Signes particuliers (+) : Un plaisir coupable monstrueusement généreux, filmé avec panache, interprété avec grandiloquence et écrit avec un doux parfum rétro qui s’entrechoque avec la violence graphique moderne et les dialogues percutants.

Signes particuliers (-) : Une affaire d’emprunts. Un peu trop court et manque d’ampleur pour se muer en fresque gangster dantesque.

 

LES INCORRUPTIBLES : NOUVELLE GÉNÉRATION

Résumé : Le policier John O’Mara en a assez de voir Los Angeles sombrer aux mains de la mafia et en particulier de Mickey Cohen, un puissant parrain qui contrôle toute la ville.

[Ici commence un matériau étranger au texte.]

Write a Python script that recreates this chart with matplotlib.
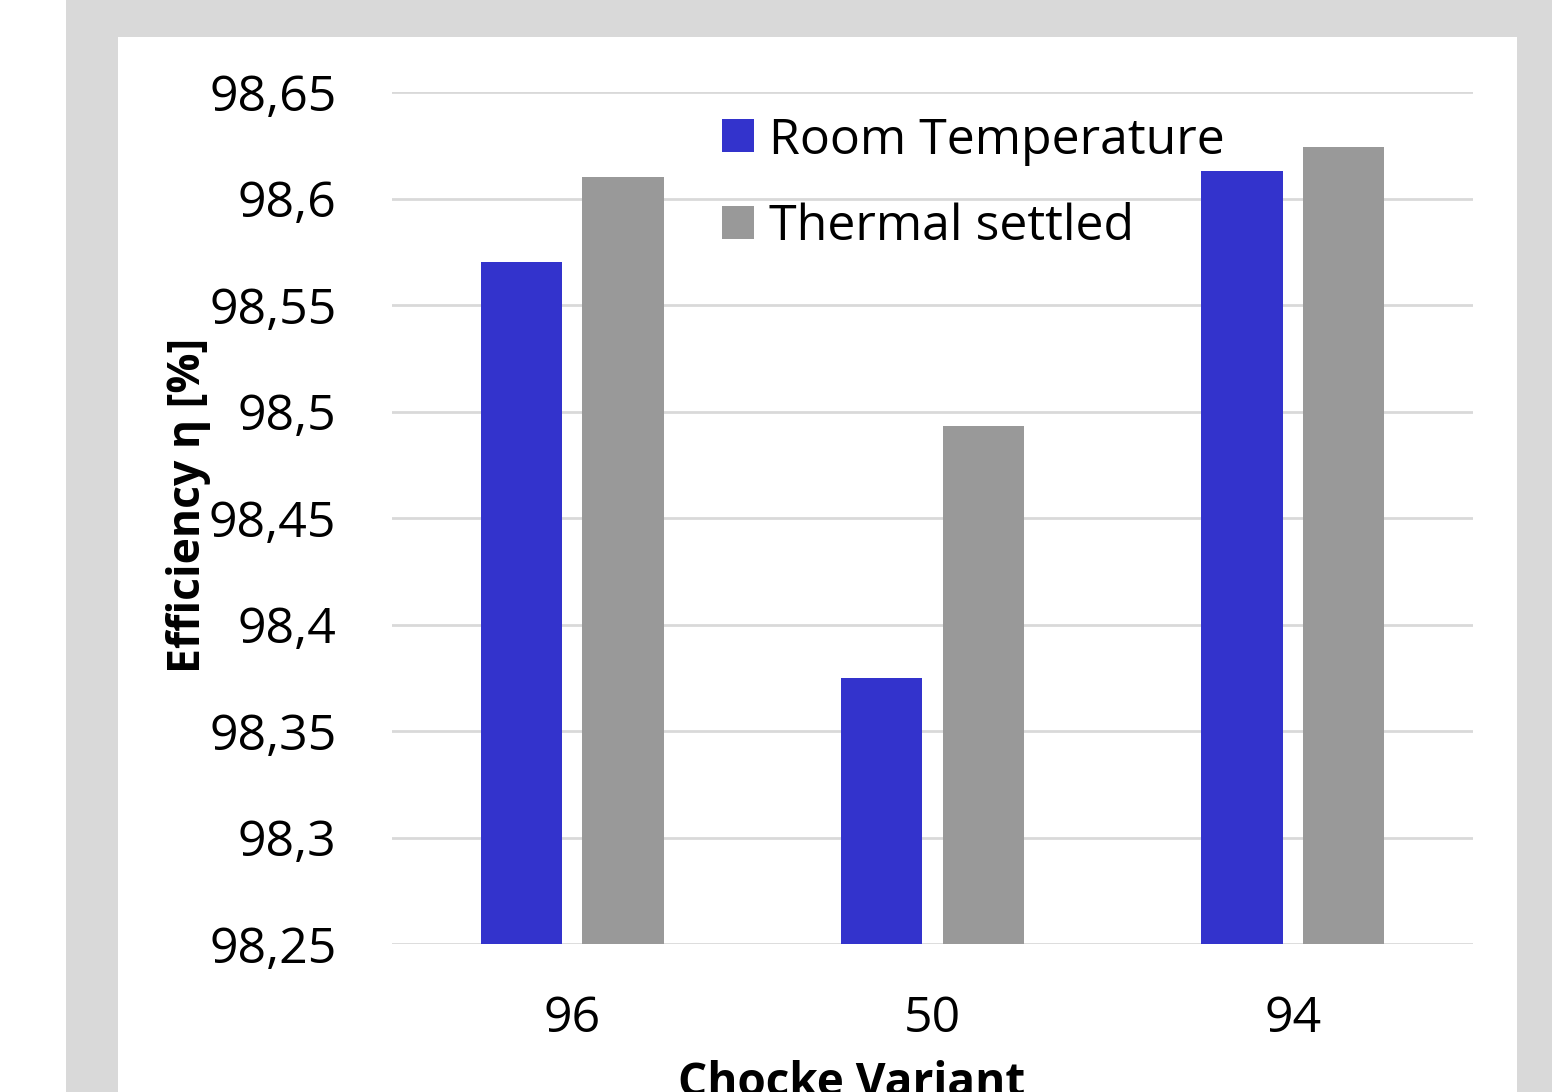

Lorsqu’on lui propose une mission officieuse, O’Mara saisit sa chance. A la tête d’une petite escouade de braves sans peur, il va s’attaquer frontalement à l’empire de Mickey Cohen en utilisant tous les coups possibles, légaux ou pas…

On était vraiment impatient de retrouver Ruben Fleischer qui s’offre la passe de trois avec un troisième long-métrage en quatre ans, le premier qui n’a rien d’une comédie, de près comme de loin. Le jeune gaillard nous avait fait jubiler de plaisir avec sa folle virée horrifique dingo Bienvenue à Zombieland, le film qui l’avait révélé en 2009, avant de toucher à la comédie d’action avec le plus discret 30 Minutes Maximum, passé relativement inaperçu à sa sortie de par chez nous. Le troisième lui, en revanche, ne peut pas passer inaperçu. Impossible. Rien que son casting clinquant  attire l’œil, enfilant les noms de stars comme les perles. En premier lieu, Josh Brolin, chef d’une équipée de policiers justiciers du LAPD décidée à reprendre le contrôle de la Citée des Anges de plus en plus abandonnée au gangster impitoyable Mickey Cohen alias Sean Penn (qui au passage est tout juste génial en parrain de la pègre). Une escouade composée de, excusez du peu, Ryan Gosling, le beau gosse vedette qui a force de monter est devenue une star (sorte de James Dean des temps modernes), Giovanni Ribisi, Michael Peña (talentueux acteur trop souvent abonné aux rôles secondaires de sud-américain de service et enfin mis sur le devant de la scène par le récent End of Watch) Anthony Mackie (Abraham Lincoln Chasseur de Vampires, Dos au Mur, Démineurs, Real Steel) et ce bon vieux T-1000 : Robert Patrick en as de la gâchette. Des stars en bande organisée face à une star imposant la terreur et autour d’eux, encore et toujours du beau monde. La touche glamour nécessaire est confiée à la décidément somptueuse et princière, quoi qu’elle fasse, Emma Stone, qui dégage ici un parfum rétro de star des années 40, avec la classe et la beauté qui façonnaient les actrices du grand âge d’or d’Hollywood. Le bourlingueur Nick Nolte vient faire office d’anciens parmi les jeunes loups et enfin, moins connu mais notable, Mireille Enos (la série The Killing version US) endosse le costume de la femme enceinte du héros. Et tout ça sans compter la galerie des plus petits rôles où valsent des têtes qui nous rappellent quelque chose comme Wade Williams (le méchant carnassier de la série Prison Break), Josh Pence (The Social Network), John Aylward (l’éternel chef Anspaugh de Urgences) etc…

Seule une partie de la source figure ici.